3. How will the appropriate stocking rate be determined and how will grazing be priced?
• Using the corn stalk grazing calculator (http://go.unl.edu/wgm9) to determine stocking rates is a good way to ensure proper stocking rates are utilized. It is important to utilize proper stocking rates to ensure cattle have access to adequate amounts of leaf and husk and that performance is maintained.
• Get your pricing right- by the acre OR by the head:

►Priced on a per acre basis. This type of arrangement is simple to administer but can have negative consequences if the start date, end date, stocking rate and adverse weather policy is not specifically spelled out. Without these items being outlined the crop producer can be exposed to the risk of over grazing and the cattle owner could be exposed to the risk of paying for something he/she can’t use if adverse weather prevents grazing.

►Priced on a per head per day or AUM basis. With this method the cattle owner only pays for actual use. Again the start date, end date, and stocking rate need to be laid out. The duration of grazing is important for the cattle producer when calculating transportation costs into the cost of feeding the cow. The crop producer is accepting the financial risk that the grazing resource may not produce the income they anticipated if the cattle are removed early.

• The plan for heavy snow or ice needs to be included in the pricing agreement, including the emergency feed source and who is responsible for providing it.
• The payment schedule and method should also be agreed upon.
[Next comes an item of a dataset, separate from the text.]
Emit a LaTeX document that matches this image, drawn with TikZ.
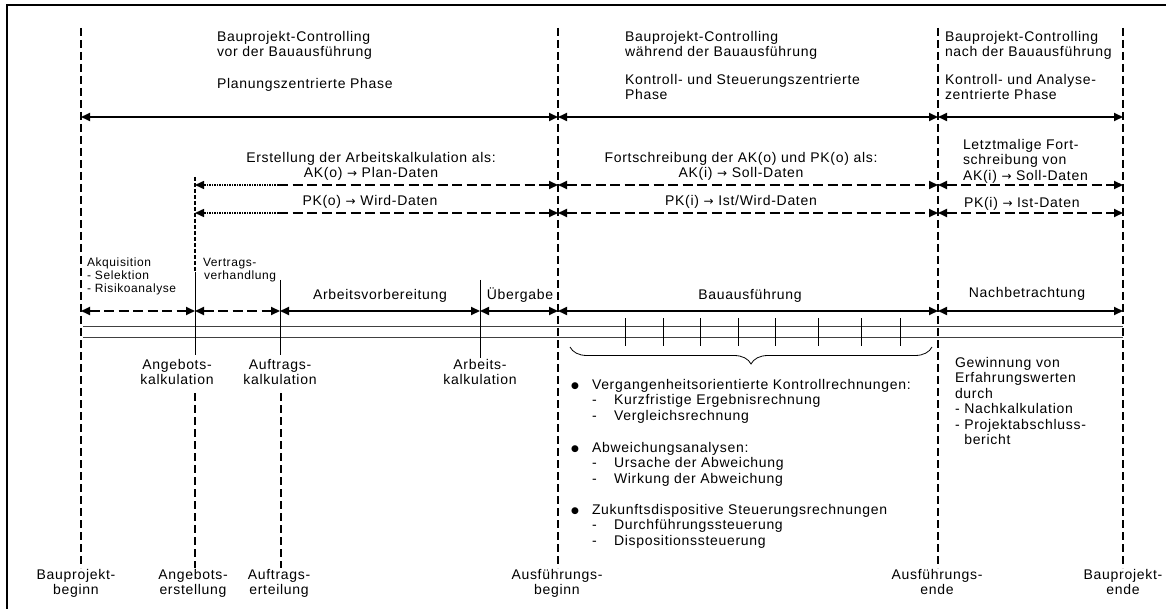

4. Other things that should be outlined:
• Is there a fence present? If not who is responsible for building the fence? Who is responsible for maintaining fences?
• Is there a reliable water source for the cattle? Who is responsible for providing water and maintaining water during grazing (including breaking ice)?
• Who is responsible for the daily care of the cattle? Inventory counts? Providing minerals and salt? Monitoring animal health? How will treating sick cattle be handled? Will the cattle be commingled with other cattle?
• Who is liable for the cattle getting out? Who is responsible for gathering the cattle if they get out?
• Is the cattle owner required to carry liability insurance for potential damage caused by the cattle? What, if any, indemnification responsibilities does the cattle owner have to the crop farmer for damage caused by the cattle?

This resource is meant to provide a list of questions and issues to consider in drafting a lease agreement for grazing corn residue. Obtaining legal advice from a licensed attorney is encouraged in developing the actual agreement.